I absolutely loved working with the residents.

While the chapter of my life spent there is flooded with stories starring many of the residents ranging from lighthearted to miserable, this story is about Maud.*

maud2
Actual sombrero, not actual Maud.

Much like the idea of molecular gastronomic cuisine Maud was a deceptively complex character so let me give you a little sample platter.

One of the concepts Lighthouse promoted was the idea that this was the residents’ home, not just any old OFH but their OFH. As such residents were encouraged to make their rooms (which we were to refer to as ‘apartments’) their own, partake in activities they did before moving there (provided it wasn’t a health risk to do so), and even do their own laundry (if they wanted to).
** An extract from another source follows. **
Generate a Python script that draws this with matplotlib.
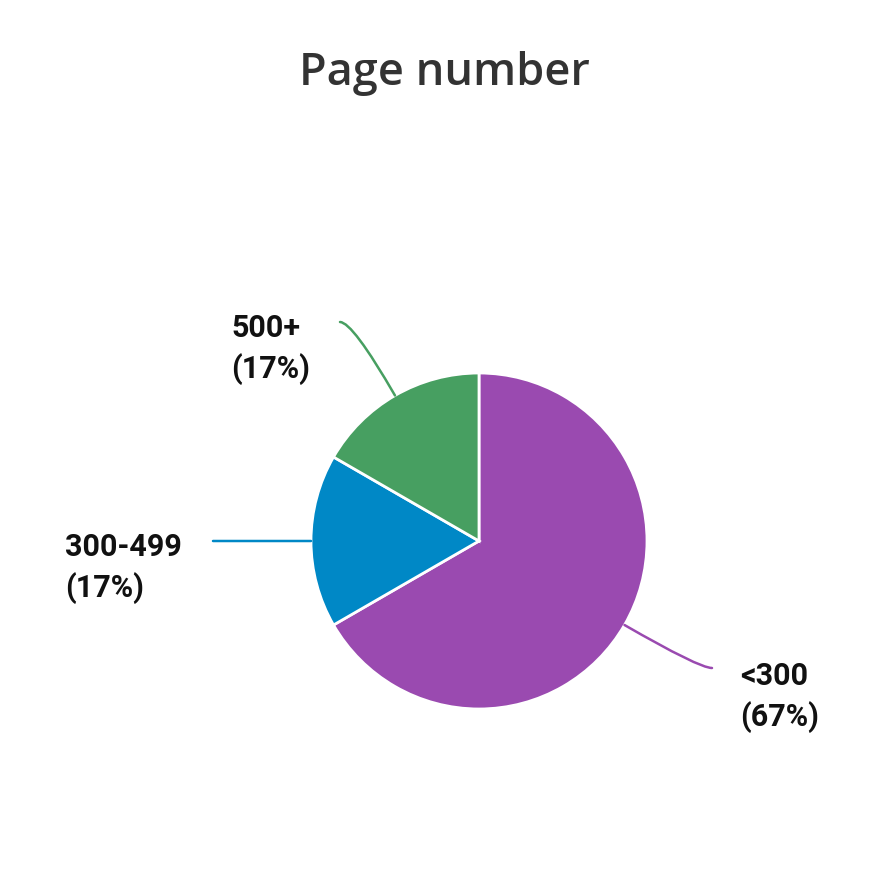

Maud loved doing her laundry. You wouldn’t know it from the language she used while doing it, but trust me Maud loved doing her laundry. You would get an earful if you did it without her. One can never be sure, but it was as if she gained a sense of accomplishment, some meaning in her life by doing it.

One night while helping Maud fold her laundry she stopped with a gasp and looked up at me with sort of haunted disgust.
“Oh my god. What size is this bra?” She asked in her distinct Brooklyn accent that seemed to me to be perfectly appropriate for her.
“Hm, looks to be a 40G.”
“That’s what I thought. Oh dear,” a touch of concern in her voice, “this won’t do.”
“What won’t do, Maud?”
“This bra. Whoever owns it has got huge boobs. Poor girl’s back must be killing her! No, no she should get those things removed before it’s too late and she can’t stand up straight.”
“But, honey, this is your bra.”
Looking at me in disbelief, “This is mine? Oh, my god. I’m not that big. Am I that big? Oh my god…”
Her voice trailed off as she stared contemplatively at the sizable brassiere in front of her, held it up to her chest for comparison, and with a nod seeming to signify acceptance she remarked, “Sweetheart I need to sit down. My back is killing.”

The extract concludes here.